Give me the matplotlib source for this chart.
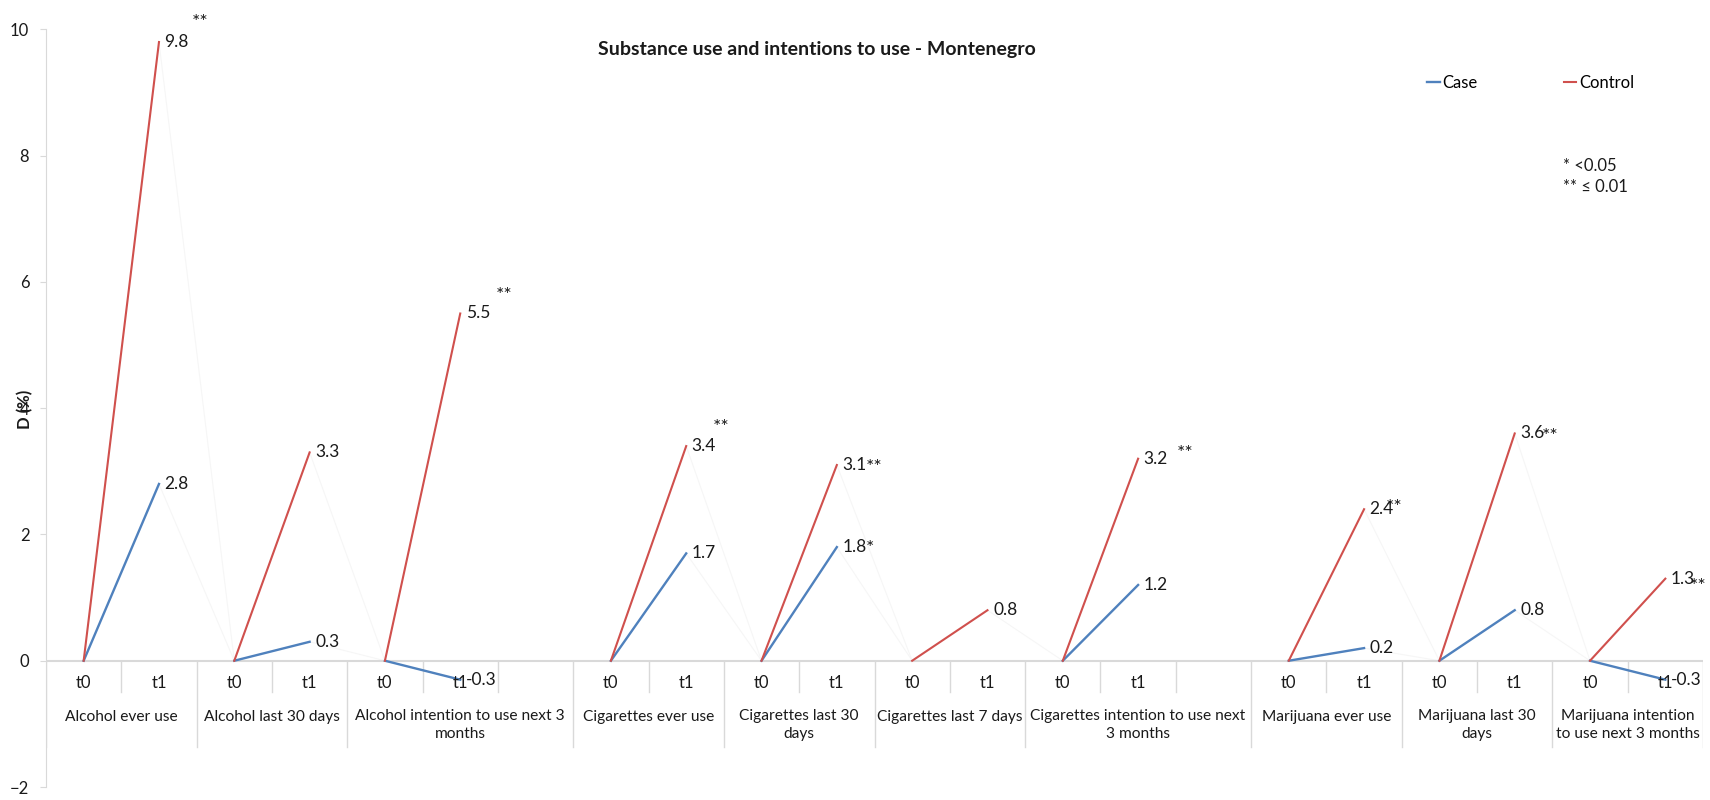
"""
Substance use and intentions to use - Montenegro (case vs control, t0 -> t1).
"""
import numpy as np
import matplotlib
matplotlib.use('Agg')
import matplotlib.pyplot as plt

plt.rcParams['font.family'] = ['Lato', 'DejaVu Sans']

groups = ['Alcohol ever use', 'Alcohol last 30 days',
          'Alcohol intention to use next 3\nmonths', 'Cigarettes ever use',
          'Cigarettes last 30\ndays', 'Cigarettes last 7 days',
          'Cigarettes intention to use next\n3 months', 'Marijuana ever use',
          'Marijuana last 30\ndays', 'Marijuana intention\nto use next 3 months']
n_slots = [2, 2, 3, 2, 2, 2, 3, 2, 2, 2]   # 3 = one empty slot after t1
times = ['t0', 't1']

case_t0 = [0, 0, 0, 0, 0, 0, 0, 0, 0, 0]
case_t1 = [2.8, 0.3, -0.3, 1.7, 1.8, np.nan, 1.2, 0.2, 0.8, -0.3]
control_t0 = [0, 0, 0, 0, 0, 0, 0, 0, 0, 0]
control_t1 = [9.8, 3.3, 5.5, 3.4, 3.1, 0.8, 3.2, 2.4, 3.6, 1.3]

case_sig = ['', '', '', '', '*', '', '', '', '', '']
control_sig = ['**', '', '**', '**', '**', '', '**', '**', '**', '**']

# where each star mark sits, relative to its t1 point (slots, D units)
case_sig_pos = {4: (0.44, -0.02)}
control_sig_pos = {0: (0.55, 0.31), 2: (0.58, 0.28), 3: (0.46, 0.3), 4: (0.5, -0.04),
                   6: (0.63, 0.08), 7: (0.4, 0.02), 8: (0.47, -0.05), 9: (0.43, -0.12)}

BLUE = '#4f81bd'
RED = '#d0504d'
GREY = '#d9d9d9'
TXT = '#1a1a1a'

starts = np.concatenate([[0], np.cumsum(n_slots)[:-1]])
n_total = sum(n_slots)

# full series over all slots (gaps stay NaN) -> faint joining lines like the Excel chart
case_all = np.full(n_total, np.nan)
ctrl_all = np.full(n_total, np.nan)
for g, s in enumerate(starts):
    case_all[s], case_all[s + 1] = case_t0[g], case_t1[g]
    ctrl_all[s], ctrl_all[s + 1] = control_t0[g], control_t1[g]

fig = plt.figure(figsize=(17.1, 8), dpi=100)
ax = fig.add_axes([46 / 1710, 1 - 787 / 800, (1703 - 46) / 1710, (787 - 29.4) / 800])

xs = np.arange(n_total)
ax.plot(xs, case_all, color='#f6f6f6', lw=0.8, zorder=1)
ax.plot(xs, ctrl_all, color='#f6f6f6', lw=0.8, zorder=1)

for g, s in enumerate(starts):
    x0, x1 = s, s + 1
    ax.plot([x0, x1], [case_t0[g], case_t1[g]], color=BLUE, lw=1.7, zorder=3,
            label='Case' if g == 0 else None)
    ax.plot([x0, x1], [control_t0[g], control_t1[g]], color=RED, lw=1.5, zorder=4,
            label='Control' if g == 0 else None)
    for v in (case_t1[g], control_t1[g]):
        if not np.isnan(v):
            ax.annotate(f'{v:.1f}', (x1, v), xytext=(4, 0), textcoords='offset points',
                        ha='left', va='center', fontsize=12.5, color=TXT, zorder=5)
    if case_sig[g]:
        dx, dy = case_sig_pos[g]
        ax.text(x1 + dx, case_t1[g] + dy, case_sig[g], ha='center', va='center',
                fontsize=14, color=TXT, zorder=6)
    if control_sig[g]:
        dx, dy = control_sig_pos[g]
        ax.text(x1 + dx, control_t1[g] + dy, control_sig[g], ha='center', va='center',
                fontsize=14, color=TXT, zorder=6)

    # category axis: t0/t1 row and group name row
    for k, t in enumerate(times):
        ax.text(s + k, -0.36, t, ha='center', va='center', fontsize=12, color=TXT)
    two_lines = '\n' in groups[g]
    ax.text(s + (n_slots[g] - 1) / 2, -0.77 if two_lines else -0.89, groups[g],
            ha='center', va='top' if two_lines else 'center',
            fontsize=11.2, color=TXT, linespacing=1.3)
    for k in range(1, n_slots[g]):
        ax.plot([s + k - 0.5] * 2, [0, -0.5], color=GREY, lw=1, zorder=2)
    ax.plot([s - 0.5] * 2, [0, -1.36], color=GREY, lw=1, zorder=2)
ax.plot([n_total - 0.5] * 2, [0, -1.36], color=GREY, lw=1, zorder=2)

ax.axhline(0, color=GREY, lw=1.5, zorder=2)

ax.set_xlim(-0.5, n_total - 0.5)
ax.set_ylim(-2, 10)
ax.set_yticks(np.arange(-2, 11, 2))
ax.set_xticks([])
ax.tick_params(axis='y', length=4, color=GREY, pad=8, labelsize=12, labelcolor=TXT)
for side in ['top', 'right', 'bottom']:
    ax.spines[side].set_visible(False)
ax.spines['left'].set_color(GREY)

fig.text(25 / 1710, 1 - 409 / 800, 'D (%)', rotation=90, ha='center', va='center',
         fontsize=12, fontweight='bold', color=TXT)
fig.text(817 / 1710, 1 - 50 / 800, 'Substance use and intentions to use - Montenegro',
         ha='center', va='center', fontsize=14, fontweight='bold', color=TXT)

ax.legend(loc='center left', bbox_to_anchor=(1427 / 1710, 1 - 83 / 800),
          bbox_transform=fig.transFigure, ncol=2, frameon=False, fontsize=12,
          handlelength=0.75, handletextpad=0.15, columnspacing=5.2,
          borderpad=0, borderaxespad=0)

fig.text(1563 / 1710, 1 - 166 / 800, '* <0.05', ha='left', va='center', fontsize=12, color=TXT)
fig.text(1563 / 1710, 1 - 187 / 800, '** \u2264 0.01', ha='left', va='center', fontsize=12,
         color=TXT, family=['Lato', 'DejaVu Sans'])

fig.savefig('out.png', dpi=100)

• Required task
Your task is to reproduce exactly the lines from the start of the data above through the line containing "ax.plot(xs, ctrl_all, color='#f6f6f6', lw=0.8, zorder=1)", leaving every picture out.

• Expected answer
Give me the matplotlib source for this chart.
"""
Substance use and intentions to use - Montenegro (case vs control, t0 -> t1).
"""
import numpy as np
import matplotlib
matplotlib.use('Agg')
import matplotlib.pyplot as plt

plt.rcParams['font.family'] = ['Lato', 'DejaVu Sans']

groups = ['Alcohol ever use', 'Alcohol last 30 days',
          'Alcohol intention to use next 3\nmonths', 'Cigarettes ever use',
          'Cigarettes last 30\ndays', 'Cigarettes last 7 days',
          'Cigarettes intention to use next\n3 months', 'Marijuana ever use',
          'Marijuana last 30\ndays', 'Marijuana intention\nto use next 3 months']
n_slots = [2, 2, 3, 2, 2, 2, 3, 2, 2, 2]   # 3 = one empty slot after t1
times = ['t0', 't1']

case_t0 = [0, 0, 0, 0, 0, 0, 0, 0, 0, 0]
case_t1 = [2.8, 0.3, -0.3, 1.7, 1.8, np.nan, 1.2, 0.2, 0.8, -0.3]
control_t0 = [0, 0, 0, 0, 0, 0, 0, 0, 0, 0]
control_t1 = [9.8, 3.3, 5.5, 3.4, 3.1, 0.8, 3.2, 2.4, 3.6, 1.3]

case_sig = ['', '', '', '', '*', '', '', '', '', '']
control_sig = ['**', '', '**', '**', '**', '', '**', '**', '**', '**']

# where each star mark sits, relative to its t1 point (slots, D units)
case_sig_pos = {4: (0.44, -0.02)}
control_sig_pos = {0: (0.55, 0.31), 2: (0.58, 0.28), 3: (0.46, 0.3), 4: (0.5, -0.04),
                   6: (0.63, 0.08), 7: (0.4, 0.02), 8: (0.47, -0.05), 9: (0.43, -0.12)}

BLUE = '#4f81bd'
RED = '#d0504d'
GREY = '#d9d9d9'
TXT = '#1a1a1a'

starts = np.concatenate([[0], np.cumsum(n_slots)[:-1]])
n_total = sum(n_slots)

# full series over all slots (gaps stay NaN) -> faint joining lines like the Excel chart
case_all = np.full(n_total, np.nan)
ctrl_all = np.full(n_total, np.nan)
for g, s in enumerate(starts):
    case_all[s], case_all[s + 1] = case_t0[g], case_t1[g]
    ctrl_all[s], ctrl_all[s + 1] = control_t0[g], control_t1[g]

fig = plt.figure(figsize=(17.1, 8), dpi=100)
ax = fig.add_axes([46 / 1710, 1 - 787 / 800, (1703 - 46) / 1710, (787 - 29.4) / 800])

xs = np.arange(n_total)
ax.plot(xs, case_all, color='#f6f6f6', lw=0.8, zorder=1)
ax.plot(xs, ctrl_all, color='#f6f6f6', lw=0.8, zorder=1)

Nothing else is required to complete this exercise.